### To do:
Repeat each line of the material below exactly as it appears, minus any pictures.

-- START OF Given information --

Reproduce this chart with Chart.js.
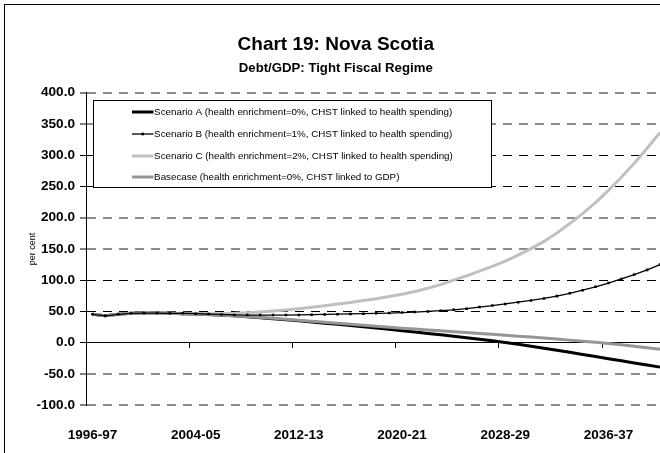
<!DOCTYPE html>
<html><head><meta charset="utf-8">
<script src="https://cdn.jsdelivr.net/npm/chart.js@4.4.1/dist/chart.umd.min.js"></script>
<style>
html,body{margin:0;padding:0;overflow:hidden;background:#fff;width:660px;height:453px;}
#wrap{position:absolute;left:0;top:0;width:680px;height:470px;}
#frame{position:absolute;left:4px;top:4px;width:700px;height:500px;border:1.5px solid #000;pointer-events:none;}
canvas{position:absolute;left:0;top:0;}
</style></head><body>
<div id="wrap"><canvas id="c" width="680" height="470"></canvas></div>
<div id="frame"></div>
<script>
const categories = ['1996-97','1997-98','1998-99','1999-00','2000-01','2001-02','2002-03','2003-04','2004-05','2005-06',
  '2006-07','2007-08','2008-09','2009-10','2010-11','2011-12','2012-13','2013-14','2014-15','2015-16',
  '2016-17','2017-18','2018-19','2019-20','2020-21','2021-22','2022-23','2023-24','2024-25','2025-26',
  '2026-27','2027-28','2028-29','2029-30','2030-31','2031-32','2032-33','2033-34','2034-35','2035-36',
  '2036-37','2037-38','2038-39','2039-40','2040-41'];

const scenarioA = [45.5,43,45.5,47,47.5,47.5,47,46.5,46,45,44,43,41.5,40,38.5,36.8,35,33.2,31.3,29.4,
  27.5,25.5,23.4,21.4,19.3,17.1,14.9,12.7,10.5,8.1,5.6,3.1,0.5,-2.5,-5.6,-8.8,-12,-15.3,-18.7,-22.1,
  -25.5,-28.9,-32.3,-35.7,-39];
const scenarioB = [45.5,43,45.5,47,47.5,47.5,47,47,46.5,45.8,45.3,44.5,44.3,44.2,44.2,44.3,44.5,44.8,45.2,45.6,
  46,46.5,47,47.5,48.2,49,50,51.2,52.6,54.5,57,59.5,62,64.8,67.7,70.8,74.5,79,84,89.5,
  95.5,102,109,116.5,125];
const scenarioC = [45.5,43,45.5,47,47.5,47.5,47,47,46.8,46.5,46.5,47,48,49.2,50.7,52.5,54.5,56.8,59.2,61.8,
  64.5,67.5,70.5,73.8,77.5,82,87,93,100,107,114.5,122,130.5,140,150.5,162,175.5,190.5,206.5,224,
  243.5,264.5,287,311,336];
const basecase = [45.5,43,45.5,47,47.5,47.5,47,46.5,46,45,44,43,42,40.5,39,37.5,36,34.4,32.8,31.2,
  29.6,28,26.4,24.8,23.2,21.8,20.4,19,17.6,16.2,14.8,13.4,12,10.5,9,7.5,5.9,4.2,2.5,0.7,
  -1.2,-3.3,-5.5,-7.9,-10.5];

const seriesNames = [
  'Scenario A (health enrichment=0%, CHST linked to health spending)',
  'Scenario B (health enrichment=1%, CHST linked to health spending)',
  'Scenario C (health enrichment=2%, CHST linked to health spending)',
  'Basecase (health enrichment=0%, CHST linked to GDP)'
];
const yMin = -100, yMax = 400, yStep = 50;
const labelEvery = 8;

const FONT = '"Liberation Sans", Arial, Helvetica, sans-serif';
const darkGridValues = [300, 250, 100, 50, 0];

const legendPlugin = {
  id: 'boxLegend',
  afterDraw(chart) {
    const ctx = chart.ctx, a = chart.chartArea;
    const x = Math.round(a.left + 7) + 0.5, y = Math.round(a.top + 7) + 0.5, w = 398, h = 87;
    ctx.save();
    ctx.fillStyle = '#fff';
    ctx.fillRect(x, y, w, h);
    ctx.strokeStyle = '#000'; ctx.lineWidth = 1;
    ctx.strokeRect(x, y, w, h);
    ctx.font = '9.8px ' + FONT;
    ctx.textBaseline = 'middle';
    chart.data.datasets.forEach((ds, i) => {
      const cy = Math.round(y + 11.7 + i * 21.7);
      ctx.strokeStyle = ds.borderColor; ctx.lineWidth = ds.borderWidth;
      ctx.beginPath(); ctx.moveTo(x + 38.5, cy); ctx.lineTo(x + 60, cy); ctx.stroke();
      if (ds.pointRadius > 0) {
        ctx.fillStyle = ds.pointBackgroundColor;
        ctx.fillRect(x + 48, cy - 1.3, 2.6, 2.6);
      }
      ctx.fillStyle = '#000';
      ctx.fillText(ds.label, x + 60.6, cy);
    });
    ctx.restore();
  }
};

new Chart(document.getElementById('c'), {
  type: 'line',
  data: {
    labels: categories,
    datasets: [
      { label: seriesNames[0], data: scenarioA, borderColor: '#000000', borderWidth: 3, pointRadius: 0, order: 3 },
      { label: seriesNames[1], data: scenarioB, borderColor: '#000000', borderWidth: 1.3, pointRadius: 1.8,
        pointStyle: 'rect', pointBackgroundColor: '#000000', pointBorderWidth: 0, order: 0 },
      { label: seriesNames[2], data: scenarioC, borderColor: '#c0c0c0', borderWidth: 3, pointRadius: 0, order: 2 },
      { label: seriesNames[3], data: basecase, borderColor: '#969696', borderWidth: 3, pointRadius: 0, order: 1 }
    ]
  },
  options: {
    responsive: false,
    animation: false,
    devicePixelRatio: 1,
    elements: { line: { tension: 0, borderJoinStyle: 'round' } },
    layout: { padding: { left: 5, right: 13.5, top: 0, bottom: 13.3 } },
    plugins: {
      legend: { display: false },
      tooltip: { enabled: false },
      title: { display: true, text: 'Chart 19: Nova Scotia', color: '#000',
        font: { family: FONT, size: 19, weight: 'bold', lineHeight: 1.2 }, padding: { top: 33.1, bottom: 0 } },
      subtitle: { display: true, text: 'Debt/GDP: Tight Fiscal Regime', color: '#000',
        font: { family: FONT, size: 13.2, weight: 'bold', lineHeight: 1.2 }, padding: { top: 4.3, bottom: 16.5 } }
    },
    scales: {
      x: {
        type: 'category', position: 'bottom', offset: true,
        grid: { display: false }, border: { display: false },
        ticks: { autoSkip: false, maxRotation: 0, minRotation: 0, padding: 13.6, color: '#000',
          font: { family: FONT, size: 13.5, weight: 'bold' },
          callback: (v, i) => (i % labelEvery === 0 ? categories[i] : '') }
      },
      x2: {
        type: 'category', position: { y: 0 }, offset: true,
        ticks: { display: false },
        grid: { display: true, offset: true, drawOnChartArea: false, drawTicks: true, tickLength: 5,
          tickWidth: 1, tickColor: c => (c.index !== undefined && c.index % labelEvery === 0) ? '#000' : 'rgba(0,0,0,0)' },
        border: { display: true, color: '#000', width: 1 }
      },
      y: {
        min: yMin, max: yMax,
        afterFit: s => { s.width = 81; },
        ticks: { stepSize: yStep, padding: 5, color: '#000',
          font: { family: FONT, size: 13.6, weight: 'bold' },
          callback: v => Number(v).toFixed(1) },
        title: { display: true, text: 'per cent', color: '#000', font: { family: FONT, size: 9 },
          padding: { top: 22.6, bottom: 0 } },
        grid: { drawTicks: true, tickLength: 6, tickColor: '#000', tickWidth: 1,
          color: c => (c.tick && darkGridValues.includes(c.tick.value)) ? '#000' : '#8c8c8c',
          lineWidth: c => (c.tick && darkGridValues.includes(c.tick.value)) ? 1 : 2 },
        border: { display: true, color: '#000', width: 1,
          dash: c => (c.tick && c.tick.value === 0) ? [] : [9, 7] }
      }
    }
  },
  plugins: [legendPlugin]
});
</script>
</body></html>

-- END OF Given information --

### The response:
Reproduce this chart with Chart.js.
<!DOCTYPE html>
<html><head><meta charset="utf-8">
<script src="https://cdn.jsdelivr.net/npm/chart.js@4.4.1/dist/chart.umd.min.js"></script>
<style>
html,body{margin:0;padding:0;overflow:hidden;background:#fff;width:660px;height:453px;}
#wrap{position:absolute;left:0;top:0;width:680px;height:470px;}
#frame{position:absolute;left:4px;top:4px;width:700px;height:500px;border:1.5px solid #000;pointer-events:none;}
canvas{position:absolute;left:0;top:0;}
</style></head><body>
<div id="wrap"><canvas id="c" width="680" height="470"></canvas></div>
<div id="frame"></div>
<script>
const categories = ['1996-97','1997-98','1998-99','1999-00','2000-01','2001-02','2002-03','2003-04','2004-05','2005-06',
  '2006-07','2007-08','2008-09','2009-10','2010-11','2011-12','2012-13','2013-14','2014-15','2015-16',
  '2016-17','2017-18','2018-19','2019-20','2020-21','2021-22','2022-23','2023-24','2024-25','2025-26',
  '2026-27','2027-28','2028-29','2029-30','2030-31','2031-32','2032-33','2033-34','2034-35','2035-36',
  '2036-37','2037-38','2038-39','2039-40','2040-41'];

const scenarioA = [45.5,43,45.5,47,47.5,47.5,47,46.5,46,45,44,43,41.5,40,38.5,36.8,35,33.2,31.3,29.4,
  27.5,25.5,23.4,21.4,19.3,17.1,14.9,12.7,10.5,8.1,5.6,3.1,0.5,-2.5,-5.6,-8.8,-12,-15.3,-18.7,-22.1,
  -25.5,-28.9,-32.3,-35.7,-39];
const scenarioB = [45.5,43,45.5,47,47.5,47.5,47,47,46.5,45.8,45.3,44.5,44.3,44.2,44.2,44.3,44.5,44.8,45.2,45.6,
  46,46.5,47,47.5,48.2,49,50,51.2,52.6,54.5,57,59.5,62,64.8,67.7,70.8,74.5,79,84,89.5,
  95.5,102,109,116.5,125];
const scenarioC = [45.5,43,45.5,47,47.5,47.5,47,47,46.8,46.5,46.5,47,48,49.2,50.7,52.5,54.5,56.8,59.2,61.8,
  64.5,67.5,70.5,73.8,77.5,82,87,93,100,107,114.5,122,130.5,140,150.5,162,175.5,190.5,206.5,224,
  243.5,264.5,287,311,336];
const basecase = [45.5,43,45.5,47,47.5,47.5,47,46.5,46,45,44,43,42,40.5,39,37.5,36,34.4,32.8,31.2,
  29.6,28,26.4,24.8,23.2,21.8,20.4,19,17.6,16.2,14.8,13.4,12,10.5,9,7.5,5.9,4.2,2.5,0.7,
  -1.2,-3.3,-5.5,-7.9,-10.5];

const seriesNames = [
  'Scenario A (health enrichment=0%, CHST linked to health spending)',
  'Scenario B (health enrichment=1%, CHST linked to health spending)',
  'Scenario C (health enrichment=2%, CHST linked to health spending)',
  'Basecase (health enrichment=0%, CHST linked to GDP)'
];
const yMin = -100, yMax = 400, yStep = 50;
const labelEvery = 8;

const FONT = '"Liberation Sans", Arial, Helvetica, sans-serif';
const darkGridValues = [300, 250, 100, 50, 0];

const legendPlugin = {
  id: 'boxLegend',
  afterDraw(chart) {
    const ctx = chart.ctx, a = chart.chartArea;
    const x = Math.round(a.left + 7) + 0.5, y = Math.round(a.top + 7) + 0.5, w = 398, h = 87;
    ctx.save();
    ctx.fillStyle = '#fff';
    ctx.fillRect(x, y, w, h);
    ctx.strokeStyle = '#000'; ctx.lineWidth = 1;
    ctx.strokeRect(x, y, w, h);
    ctx.font = '9.8px ' + FONT;
    ctx.textBaseline = 'middle';
    chart.data.datasets.forEach((ds, i) => {
      const cy = Math.round(y + 11.7 + i * 21.7);
      ctx.strokeStyle = ds.borderColor; ctx.lineWidth = ds.borderWidth;
      ctx.beginPath(); ctx.moveTo(x + 38.5, cy); ctx.lineTo(x + 60, cy); ctx.stroke();
      if (ds.pointRadius > 0) {
        ctx.fillStyle = ds.pointBackgroundColor;
        ctx.fillRect(x + 48, cy - 1.3, 2.6, 2.6);
      }
      ctx.fillStyle = '#000';
      ctx.fillText(ds.label, x + 60.6, cy);
    });
    ctx.restore();
  }
};

new Chart(document.getElementById('c'), {
  type: 'line',
  data: {
    labels: categories,
    datasets: [
      { label: seriesNames[0], data: scenarioA, borderColor: '#000000', borderWidth: 3, pointRadius: 0, order: 3 },
      { label: seriesNames[1], data: scenarioB, borderColor: '#000000', borderWidth: 1.3, pointRadius: 1.8,
        pointStyle: 'rect', pointBackgroundColor: '#000000', pointBorderWidth: 0, order: 0 },
      { label: seriesNames[2], data: scenarioC, borderColor: '#c0c0c0', borderWidth: 3, pointRadius: 0, order: 2 },
      { label: seriesNames[3], data: basecase, borderColor: '#969696', borderWidth: 3, pointRadius: 0, order: 1 }
    ]
  },
  options: {
    responsive: false,
    animation: false,
    devicePixelRatio: 1,
    elements: { line: { tension: 0, borderJoinStyle: 'round' } },
    layout: { padding: { left: 5, right: 13.5, top: 0, bottom: 13.3 } },
    plugins: {
      legend: { display: false },
      tooltip: { enabled: false },
      title: { display: true, text: 'Chart 19: Nova Scotia', color: '#000',
        font: { family: FONT, size: 19, weight: 'bold', lineHeight: 1.2 }, padding: { top: 33.1, bottom: 0 } },
      subtitle: { display: true, text: 'Debt/GDP: Tight Fiscal Regime', color: '#000',
        font: { family: FONT, size: 13.2, weight: 'bold', lineHeight: 1.2 }, padding: { top: 4.3, bottom: 16.5 } }
    },
    scales: {
      x: {
        type: 'category', position: 'bottom', offset: true,
        grid: { display: false }, border: { display: false },
        ticks: { autoSkip: false, maxRotation: 0, minRotation: 0, padding: 13.6, color: '#000',
          font: { family: FONT, size: 13.5, weight: 'bold' },
          callback: (v, i) => (i % labelEvery === 0 ? categories[i] : '') }
      },
      x2: {
        type: 'category', position: { y: 0 }, offset: true,
        ticks: { display: false },
        grid: { display: true, offset: true, drawOnChartArea: false, drawTicks: true, tickLength: 5,
          tickWidth: 1, tickColor: c => (c.index !== undefined && c.index % labelEvery === 0) ? '#000' : 'rgba(0,0,0,0)' },
        border: { display: true, color: '#000', width: 1 }
      },
      y: {
        min: yMin, max: yMax,
        afterFit: s => { s.width = 81; },
        ticks: { stepSize: yStep, padding: 5, color: '#000',
          font: { family: FONT, size: 13.6, weight: 'bold' },
          callback: v => Number(v).toFixed(1) },
        title: { display: true, text: 'per cent', color: '#000', font: { family: FONT, size: 9 },
          padding: { top: 22.6, bottom: 0 } },
        grid: { drawTicks: true, tickLength: 6, tickColor: '#000', tickWidth: 1,
          color: c => (c.tick && darkGridValues.includes(c.tick.value)) ? '#000' : '#8c8c8c',
          lineWidth: c => (c.tick && darkGridValues.includes(c.tick.value)) ? 1 : 2 },
        border: { display: true, color: '#000', width: 1,
          dash: c => (c.tick && c.tick.value === 0) ? [] : [9, 7] }
      }
    }
  },
  plugins: [legendPlugin]
});
</script>
</body></html>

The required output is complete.